Excerpt from a dataset:
-- begin --

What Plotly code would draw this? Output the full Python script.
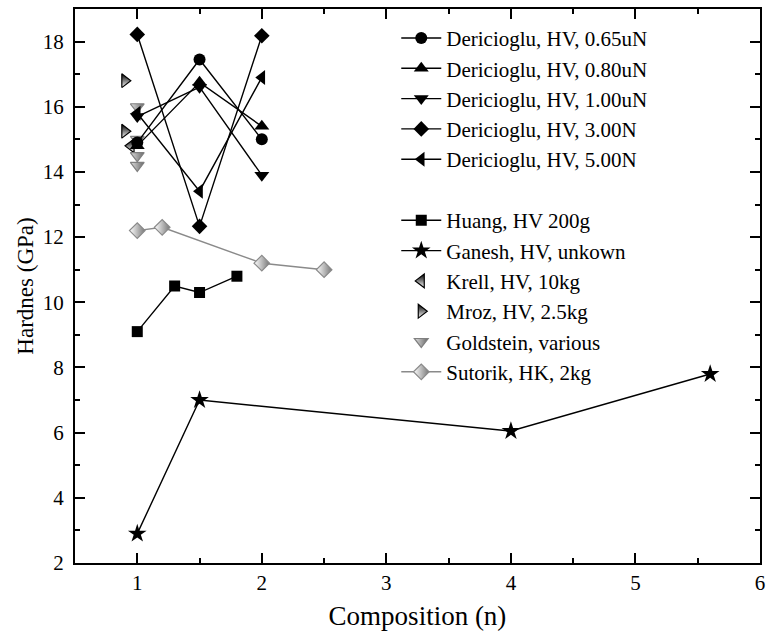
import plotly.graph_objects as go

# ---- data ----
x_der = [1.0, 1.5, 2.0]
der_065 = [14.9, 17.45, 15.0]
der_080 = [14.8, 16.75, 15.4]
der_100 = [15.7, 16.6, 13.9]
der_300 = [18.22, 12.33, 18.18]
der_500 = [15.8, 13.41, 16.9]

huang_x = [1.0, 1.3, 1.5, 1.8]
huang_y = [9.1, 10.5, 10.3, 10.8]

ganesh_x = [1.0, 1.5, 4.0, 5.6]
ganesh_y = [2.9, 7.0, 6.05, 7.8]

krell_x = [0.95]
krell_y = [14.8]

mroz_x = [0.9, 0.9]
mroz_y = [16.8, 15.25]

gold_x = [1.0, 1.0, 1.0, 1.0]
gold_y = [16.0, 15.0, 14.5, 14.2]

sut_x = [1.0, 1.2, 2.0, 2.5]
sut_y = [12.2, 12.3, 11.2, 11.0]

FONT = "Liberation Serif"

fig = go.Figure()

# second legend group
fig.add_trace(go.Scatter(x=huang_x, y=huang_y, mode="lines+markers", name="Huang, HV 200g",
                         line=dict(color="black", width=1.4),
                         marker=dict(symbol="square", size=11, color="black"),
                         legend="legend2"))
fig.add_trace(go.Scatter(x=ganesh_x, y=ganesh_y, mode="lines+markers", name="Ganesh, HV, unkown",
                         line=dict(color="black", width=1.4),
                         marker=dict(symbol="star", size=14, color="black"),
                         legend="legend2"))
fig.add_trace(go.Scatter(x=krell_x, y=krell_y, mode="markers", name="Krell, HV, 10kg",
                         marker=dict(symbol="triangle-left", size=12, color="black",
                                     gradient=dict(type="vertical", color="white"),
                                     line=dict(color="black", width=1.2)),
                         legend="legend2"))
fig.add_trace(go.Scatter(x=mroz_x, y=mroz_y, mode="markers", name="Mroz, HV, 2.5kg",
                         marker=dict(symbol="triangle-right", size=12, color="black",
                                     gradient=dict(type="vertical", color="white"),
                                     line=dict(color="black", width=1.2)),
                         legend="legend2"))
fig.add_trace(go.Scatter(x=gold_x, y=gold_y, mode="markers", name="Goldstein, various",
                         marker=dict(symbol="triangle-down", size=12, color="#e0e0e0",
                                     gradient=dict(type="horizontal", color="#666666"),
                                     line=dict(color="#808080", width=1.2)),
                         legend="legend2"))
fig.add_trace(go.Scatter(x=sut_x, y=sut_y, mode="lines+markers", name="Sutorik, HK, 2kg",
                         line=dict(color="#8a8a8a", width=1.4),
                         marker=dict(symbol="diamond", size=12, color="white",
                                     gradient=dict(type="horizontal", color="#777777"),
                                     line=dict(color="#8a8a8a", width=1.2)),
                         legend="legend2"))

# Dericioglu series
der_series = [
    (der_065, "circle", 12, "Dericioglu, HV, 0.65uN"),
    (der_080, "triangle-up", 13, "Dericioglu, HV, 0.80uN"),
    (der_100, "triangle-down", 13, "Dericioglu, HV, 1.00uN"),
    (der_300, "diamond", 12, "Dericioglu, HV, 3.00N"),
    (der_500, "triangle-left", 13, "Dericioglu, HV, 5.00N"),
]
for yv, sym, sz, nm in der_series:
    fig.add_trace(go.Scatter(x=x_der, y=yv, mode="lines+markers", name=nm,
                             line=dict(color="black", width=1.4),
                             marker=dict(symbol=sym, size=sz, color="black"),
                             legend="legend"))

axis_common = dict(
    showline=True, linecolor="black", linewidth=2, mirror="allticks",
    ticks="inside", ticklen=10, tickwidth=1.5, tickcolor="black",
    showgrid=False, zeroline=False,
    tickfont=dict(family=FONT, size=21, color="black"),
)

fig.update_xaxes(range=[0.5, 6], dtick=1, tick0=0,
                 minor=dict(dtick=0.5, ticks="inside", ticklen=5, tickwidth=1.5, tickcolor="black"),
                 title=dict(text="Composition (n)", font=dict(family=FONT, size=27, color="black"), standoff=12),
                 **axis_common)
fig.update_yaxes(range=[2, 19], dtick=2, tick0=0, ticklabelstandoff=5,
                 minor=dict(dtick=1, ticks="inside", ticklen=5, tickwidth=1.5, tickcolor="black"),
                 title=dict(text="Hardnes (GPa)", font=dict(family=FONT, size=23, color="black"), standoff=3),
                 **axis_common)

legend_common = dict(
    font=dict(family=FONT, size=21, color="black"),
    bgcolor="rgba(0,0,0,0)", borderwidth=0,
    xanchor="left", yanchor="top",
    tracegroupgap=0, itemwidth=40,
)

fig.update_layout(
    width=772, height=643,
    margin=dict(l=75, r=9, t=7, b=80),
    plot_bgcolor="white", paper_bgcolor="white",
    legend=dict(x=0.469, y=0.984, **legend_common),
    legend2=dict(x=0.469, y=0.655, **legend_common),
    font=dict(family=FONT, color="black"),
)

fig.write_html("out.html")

-- end --
-- begin --

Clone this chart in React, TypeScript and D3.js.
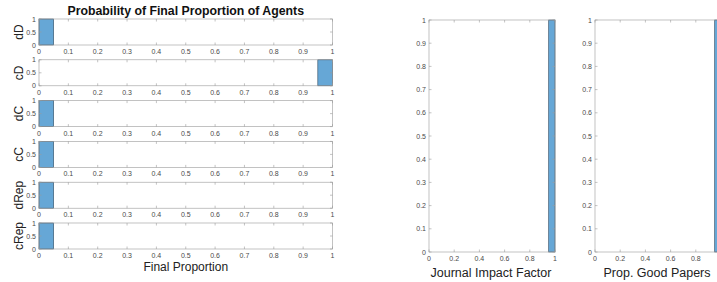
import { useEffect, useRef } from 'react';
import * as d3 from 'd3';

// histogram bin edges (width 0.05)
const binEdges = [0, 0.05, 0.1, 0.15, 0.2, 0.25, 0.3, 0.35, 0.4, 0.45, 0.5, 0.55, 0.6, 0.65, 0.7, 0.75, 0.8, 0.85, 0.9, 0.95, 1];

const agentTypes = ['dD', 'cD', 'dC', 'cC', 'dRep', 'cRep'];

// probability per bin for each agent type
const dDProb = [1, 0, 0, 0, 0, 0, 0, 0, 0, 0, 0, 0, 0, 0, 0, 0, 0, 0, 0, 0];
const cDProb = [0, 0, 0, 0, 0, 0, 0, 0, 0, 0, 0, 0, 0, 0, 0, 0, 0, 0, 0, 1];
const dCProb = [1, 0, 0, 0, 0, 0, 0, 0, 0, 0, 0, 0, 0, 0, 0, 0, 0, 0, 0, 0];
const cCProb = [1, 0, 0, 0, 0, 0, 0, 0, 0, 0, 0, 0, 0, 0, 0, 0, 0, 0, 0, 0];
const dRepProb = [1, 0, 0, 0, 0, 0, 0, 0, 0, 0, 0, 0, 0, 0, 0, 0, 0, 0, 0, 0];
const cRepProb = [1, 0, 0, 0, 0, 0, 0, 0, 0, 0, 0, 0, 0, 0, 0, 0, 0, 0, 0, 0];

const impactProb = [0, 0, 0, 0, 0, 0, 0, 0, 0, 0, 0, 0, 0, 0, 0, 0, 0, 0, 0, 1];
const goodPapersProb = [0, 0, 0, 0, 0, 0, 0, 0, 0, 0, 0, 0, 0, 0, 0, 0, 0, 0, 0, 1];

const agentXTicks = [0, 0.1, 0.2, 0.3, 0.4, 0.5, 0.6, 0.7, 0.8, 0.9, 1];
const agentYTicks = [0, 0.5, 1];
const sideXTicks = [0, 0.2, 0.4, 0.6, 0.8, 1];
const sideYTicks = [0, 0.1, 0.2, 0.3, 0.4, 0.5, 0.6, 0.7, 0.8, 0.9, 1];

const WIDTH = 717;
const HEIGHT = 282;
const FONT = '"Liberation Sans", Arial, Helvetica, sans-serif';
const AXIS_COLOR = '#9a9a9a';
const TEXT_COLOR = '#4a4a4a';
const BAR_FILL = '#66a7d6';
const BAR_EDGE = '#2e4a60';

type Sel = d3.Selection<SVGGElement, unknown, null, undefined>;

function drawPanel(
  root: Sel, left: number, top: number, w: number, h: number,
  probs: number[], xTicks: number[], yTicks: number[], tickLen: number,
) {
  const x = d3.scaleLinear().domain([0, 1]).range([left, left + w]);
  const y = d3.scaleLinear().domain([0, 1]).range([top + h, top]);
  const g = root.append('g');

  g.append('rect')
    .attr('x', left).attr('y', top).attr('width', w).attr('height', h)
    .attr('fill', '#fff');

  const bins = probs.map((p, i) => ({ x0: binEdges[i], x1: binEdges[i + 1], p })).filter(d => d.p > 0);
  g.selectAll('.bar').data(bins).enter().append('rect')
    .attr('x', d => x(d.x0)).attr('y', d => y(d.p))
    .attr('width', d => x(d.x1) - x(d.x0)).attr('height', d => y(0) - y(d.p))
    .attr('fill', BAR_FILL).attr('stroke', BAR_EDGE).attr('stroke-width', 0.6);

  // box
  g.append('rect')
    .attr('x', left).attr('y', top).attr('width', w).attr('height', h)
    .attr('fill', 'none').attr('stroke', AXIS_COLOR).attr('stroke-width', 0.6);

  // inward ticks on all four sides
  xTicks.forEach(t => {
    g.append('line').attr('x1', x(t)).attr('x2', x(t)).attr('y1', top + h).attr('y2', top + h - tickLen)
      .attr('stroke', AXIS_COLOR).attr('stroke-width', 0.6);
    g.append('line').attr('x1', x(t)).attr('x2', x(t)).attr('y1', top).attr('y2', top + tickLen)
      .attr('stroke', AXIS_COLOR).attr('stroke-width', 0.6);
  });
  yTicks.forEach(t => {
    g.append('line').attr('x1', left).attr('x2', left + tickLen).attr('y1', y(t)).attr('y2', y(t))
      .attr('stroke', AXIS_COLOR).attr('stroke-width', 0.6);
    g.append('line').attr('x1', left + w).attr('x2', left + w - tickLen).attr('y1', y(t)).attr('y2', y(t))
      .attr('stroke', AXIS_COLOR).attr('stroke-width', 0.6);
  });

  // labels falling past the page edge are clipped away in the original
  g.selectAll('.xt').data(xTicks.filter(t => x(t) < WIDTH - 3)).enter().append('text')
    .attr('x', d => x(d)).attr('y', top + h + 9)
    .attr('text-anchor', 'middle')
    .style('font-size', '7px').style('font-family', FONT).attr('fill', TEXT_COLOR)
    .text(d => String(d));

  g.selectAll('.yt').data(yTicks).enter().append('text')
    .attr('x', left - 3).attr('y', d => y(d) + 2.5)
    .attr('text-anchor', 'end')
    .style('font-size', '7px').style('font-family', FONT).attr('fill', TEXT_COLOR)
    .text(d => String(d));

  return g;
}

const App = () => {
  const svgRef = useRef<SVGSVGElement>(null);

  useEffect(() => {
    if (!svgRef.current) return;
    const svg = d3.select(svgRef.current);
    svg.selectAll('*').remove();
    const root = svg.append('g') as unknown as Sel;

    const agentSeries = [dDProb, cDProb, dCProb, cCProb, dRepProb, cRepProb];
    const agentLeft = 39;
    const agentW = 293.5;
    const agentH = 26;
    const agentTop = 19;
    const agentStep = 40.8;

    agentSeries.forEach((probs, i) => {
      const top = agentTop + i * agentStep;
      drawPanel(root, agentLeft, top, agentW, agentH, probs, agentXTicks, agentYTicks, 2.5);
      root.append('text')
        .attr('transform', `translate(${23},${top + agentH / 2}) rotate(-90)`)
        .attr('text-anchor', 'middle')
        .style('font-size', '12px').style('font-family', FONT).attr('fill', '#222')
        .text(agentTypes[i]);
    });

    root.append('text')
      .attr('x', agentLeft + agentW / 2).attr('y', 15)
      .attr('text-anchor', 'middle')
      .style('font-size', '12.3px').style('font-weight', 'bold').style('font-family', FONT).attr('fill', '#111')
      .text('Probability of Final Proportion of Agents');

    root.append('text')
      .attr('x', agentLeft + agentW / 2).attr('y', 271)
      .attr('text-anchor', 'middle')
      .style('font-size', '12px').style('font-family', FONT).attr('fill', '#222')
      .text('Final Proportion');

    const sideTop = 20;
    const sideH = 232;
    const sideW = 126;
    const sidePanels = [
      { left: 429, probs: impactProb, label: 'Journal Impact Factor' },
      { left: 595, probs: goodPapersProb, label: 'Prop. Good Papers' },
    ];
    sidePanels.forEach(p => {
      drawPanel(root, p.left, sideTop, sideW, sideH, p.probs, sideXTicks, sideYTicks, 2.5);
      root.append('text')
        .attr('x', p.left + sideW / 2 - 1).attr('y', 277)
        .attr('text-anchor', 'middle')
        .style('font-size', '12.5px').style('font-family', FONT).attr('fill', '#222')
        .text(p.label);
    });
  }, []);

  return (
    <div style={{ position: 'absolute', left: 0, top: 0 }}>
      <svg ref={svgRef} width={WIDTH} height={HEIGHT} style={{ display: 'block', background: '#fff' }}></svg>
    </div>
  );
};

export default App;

-- end --
-- begin --

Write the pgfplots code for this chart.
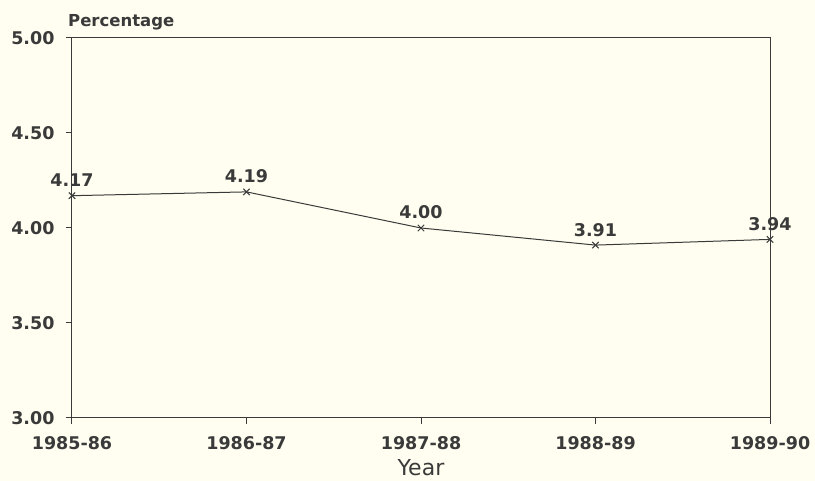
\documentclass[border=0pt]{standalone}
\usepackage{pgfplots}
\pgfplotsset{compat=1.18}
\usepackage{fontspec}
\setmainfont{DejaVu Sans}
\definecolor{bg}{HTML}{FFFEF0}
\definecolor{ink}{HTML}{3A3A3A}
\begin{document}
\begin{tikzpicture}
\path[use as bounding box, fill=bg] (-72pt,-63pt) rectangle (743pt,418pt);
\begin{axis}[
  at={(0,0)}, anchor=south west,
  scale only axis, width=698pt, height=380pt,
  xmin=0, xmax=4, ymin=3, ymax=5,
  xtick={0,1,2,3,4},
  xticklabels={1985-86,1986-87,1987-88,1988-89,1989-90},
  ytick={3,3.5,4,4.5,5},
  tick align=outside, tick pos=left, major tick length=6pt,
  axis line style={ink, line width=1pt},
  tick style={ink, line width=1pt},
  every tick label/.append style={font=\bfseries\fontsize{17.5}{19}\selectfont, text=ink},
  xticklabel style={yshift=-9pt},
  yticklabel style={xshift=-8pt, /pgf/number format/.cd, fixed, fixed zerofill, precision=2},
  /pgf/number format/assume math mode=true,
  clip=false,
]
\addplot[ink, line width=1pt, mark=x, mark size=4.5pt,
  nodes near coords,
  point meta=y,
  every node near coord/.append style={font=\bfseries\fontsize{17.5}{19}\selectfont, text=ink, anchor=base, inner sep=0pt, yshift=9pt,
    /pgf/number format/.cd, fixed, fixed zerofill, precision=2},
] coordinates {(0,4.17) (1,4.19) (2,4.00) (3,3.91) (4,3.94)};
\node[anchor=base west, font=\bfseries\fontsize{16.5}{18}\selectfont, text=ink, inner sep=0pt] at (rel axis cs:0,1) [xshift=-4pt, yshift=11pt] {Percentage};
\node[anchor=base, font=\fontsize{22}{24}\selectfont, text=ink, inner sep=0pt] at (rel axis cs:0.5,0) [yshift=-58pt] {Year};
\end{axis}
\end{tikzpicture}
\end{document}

-- end --

## WHAT THE TASK REQUIRES
Pictures are not part of the copy. Reproduce the lines from the one containing "What Plotly code" through the one containing "der_500 = [15.8, 13.41, 16.9]", exactly and nothing more.

## EXERCISE OUTPUT
What Plotly code would draw this? Output the full Python script.
import plotly.graph_objects as go

# ---- data ----
x_der = [1.0, 1.5, 2.0]
der_065 = [14.9, 17.45, 15.0]
der_080 = [14.8, 16.75, 15.4]
der_100 = [15.7, 16.6, 13.9]
der_300 = [18.22, 12.33, 18.18]
der_500 = [15.8, 13.41, 16.9]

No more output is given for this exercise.